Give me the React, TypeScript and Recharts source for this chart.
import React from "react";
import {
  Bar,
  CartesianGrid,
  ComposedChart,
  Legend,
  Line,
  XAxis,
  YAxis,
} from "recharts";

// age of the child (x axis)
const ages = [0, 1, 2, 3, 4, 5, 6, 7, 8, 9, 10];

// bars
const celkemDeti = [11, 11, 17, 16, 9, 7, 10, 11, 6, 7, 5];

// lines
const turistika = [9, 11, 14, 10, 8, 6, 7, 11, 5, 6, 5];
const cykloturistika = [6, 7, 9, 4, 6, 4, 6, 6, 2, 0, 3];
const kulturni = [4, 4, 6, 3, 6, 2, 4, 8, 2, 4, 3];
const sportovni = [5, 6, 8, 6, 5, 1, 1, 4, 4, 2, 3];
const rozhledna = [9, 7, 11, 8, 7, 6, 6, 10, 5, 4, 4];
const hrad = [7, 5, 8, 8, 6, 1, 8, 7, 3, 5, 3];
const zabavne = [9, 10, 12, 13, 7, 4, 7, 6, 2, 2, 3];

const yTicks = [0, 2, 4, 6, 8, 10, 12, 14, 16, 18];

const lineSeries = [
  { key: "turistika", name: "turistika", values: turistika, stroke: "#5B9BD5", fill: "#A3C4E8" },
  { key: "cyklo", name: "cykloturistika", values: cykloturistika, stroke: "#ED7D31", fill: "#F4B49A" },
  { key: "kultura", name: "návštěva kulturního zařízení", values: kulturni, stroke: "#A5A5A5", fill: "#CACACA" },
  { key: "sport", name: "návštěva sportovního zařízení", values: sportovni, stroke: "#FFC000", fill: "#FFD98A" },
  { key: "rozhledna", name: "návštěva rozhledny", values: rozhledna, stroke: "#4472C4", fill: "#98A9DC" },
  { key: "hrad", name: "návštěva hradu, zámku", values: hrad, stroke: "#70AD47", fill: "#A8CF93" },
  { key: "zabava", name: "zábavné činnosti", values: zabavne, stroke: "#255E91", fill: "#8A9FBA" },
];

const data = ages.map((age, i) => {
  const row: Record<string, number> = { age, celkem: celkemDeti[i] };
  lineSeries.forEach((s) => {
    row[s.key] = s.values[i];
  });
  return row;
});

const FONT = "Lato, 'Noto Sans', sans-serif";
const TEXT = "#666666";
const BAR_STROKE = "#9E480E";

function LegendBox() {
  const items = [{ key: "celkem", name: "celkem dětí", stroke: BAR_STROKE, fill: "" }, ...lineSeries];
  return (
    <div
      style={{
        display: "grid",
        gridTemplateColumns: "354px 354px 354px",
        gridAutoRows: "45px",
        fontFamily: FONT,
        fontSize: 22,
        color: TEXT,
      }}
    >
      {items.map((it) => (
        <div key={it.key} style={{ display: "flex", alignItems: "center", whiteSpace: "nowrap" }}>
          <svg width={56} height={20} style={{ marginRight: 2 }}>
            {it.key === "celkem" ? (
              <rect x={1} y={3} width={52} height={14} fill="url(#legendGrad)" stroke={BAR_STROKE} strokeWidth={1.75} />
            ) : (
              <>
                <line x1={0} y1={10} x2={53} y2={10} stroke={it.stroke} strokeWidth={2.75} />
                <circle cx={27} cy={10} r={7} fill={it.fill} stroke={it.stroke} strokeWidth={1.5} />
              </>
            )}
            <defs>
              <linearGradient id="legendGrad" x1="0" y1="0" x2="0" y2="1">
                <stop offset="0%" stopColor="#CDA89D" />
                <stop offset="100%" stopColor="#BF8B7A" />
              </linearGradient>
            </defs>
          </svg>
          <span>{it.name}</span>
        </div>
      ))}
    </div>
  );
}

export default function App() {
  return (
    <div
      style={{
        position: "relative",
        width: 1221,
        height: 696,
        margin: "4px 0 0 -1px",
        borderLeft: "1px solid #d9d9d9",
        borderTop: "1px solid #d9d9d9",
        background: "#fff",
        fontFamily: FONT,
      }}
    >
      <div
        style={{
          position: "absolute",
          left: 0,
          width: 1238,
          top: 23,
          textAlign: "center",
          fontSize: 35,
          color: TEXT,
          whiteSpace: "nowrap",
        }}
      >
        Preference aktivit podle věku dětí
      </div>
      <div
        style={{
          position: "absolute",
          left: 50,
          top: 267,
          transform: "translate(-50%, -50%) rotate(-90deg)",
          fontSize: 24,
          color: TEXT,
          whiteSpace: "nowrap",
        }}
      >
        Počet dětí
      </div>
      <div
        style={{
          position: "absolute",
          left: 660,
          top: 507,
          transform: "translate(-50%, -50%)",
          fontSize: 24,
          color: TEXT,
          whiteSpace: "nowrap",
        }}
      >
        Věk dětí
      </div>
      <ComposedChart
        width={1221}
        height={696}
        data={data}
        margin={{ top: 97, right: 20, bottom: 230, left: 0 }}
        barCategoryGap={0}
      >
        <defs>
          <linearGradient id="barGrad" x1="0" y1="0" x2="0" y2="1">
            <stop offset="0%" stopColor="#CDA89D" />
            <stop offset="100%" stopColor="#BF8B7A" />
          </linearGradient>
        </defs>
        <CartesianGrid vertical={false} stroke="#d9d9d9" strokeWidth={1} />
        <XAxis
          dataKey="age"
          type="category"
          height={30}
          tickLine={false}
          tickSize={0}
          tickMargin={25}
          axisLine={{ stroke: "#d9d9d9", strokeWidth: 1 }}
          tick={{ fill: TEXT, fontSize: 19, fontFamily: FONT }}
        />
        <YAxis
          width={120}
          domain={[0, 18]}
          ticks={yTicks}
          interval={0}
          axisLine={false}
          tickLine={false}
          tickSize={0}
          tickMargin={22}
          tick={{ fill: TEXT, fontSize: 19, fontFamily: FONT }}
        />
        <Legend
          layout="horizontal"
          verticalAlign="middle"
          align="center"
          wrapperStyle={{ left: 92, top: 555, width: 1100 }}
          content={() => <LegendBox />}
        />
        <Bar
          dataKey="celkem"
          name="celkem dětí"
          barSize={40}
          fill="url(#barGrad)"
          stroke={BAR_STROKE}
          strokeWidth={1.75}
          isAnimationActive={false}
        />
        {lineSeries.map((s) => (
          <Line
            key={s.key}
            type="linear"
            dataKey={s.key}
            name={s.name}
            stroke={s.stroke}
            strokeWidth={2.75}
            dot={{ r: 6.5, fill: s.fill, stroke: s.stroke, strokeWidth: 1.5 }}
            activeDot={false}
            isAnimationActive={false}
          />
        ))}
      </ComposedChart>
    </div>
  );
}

Given exercise -> Each line holding the word "React" counts once; report the total and nothing else.

Correct result -> 2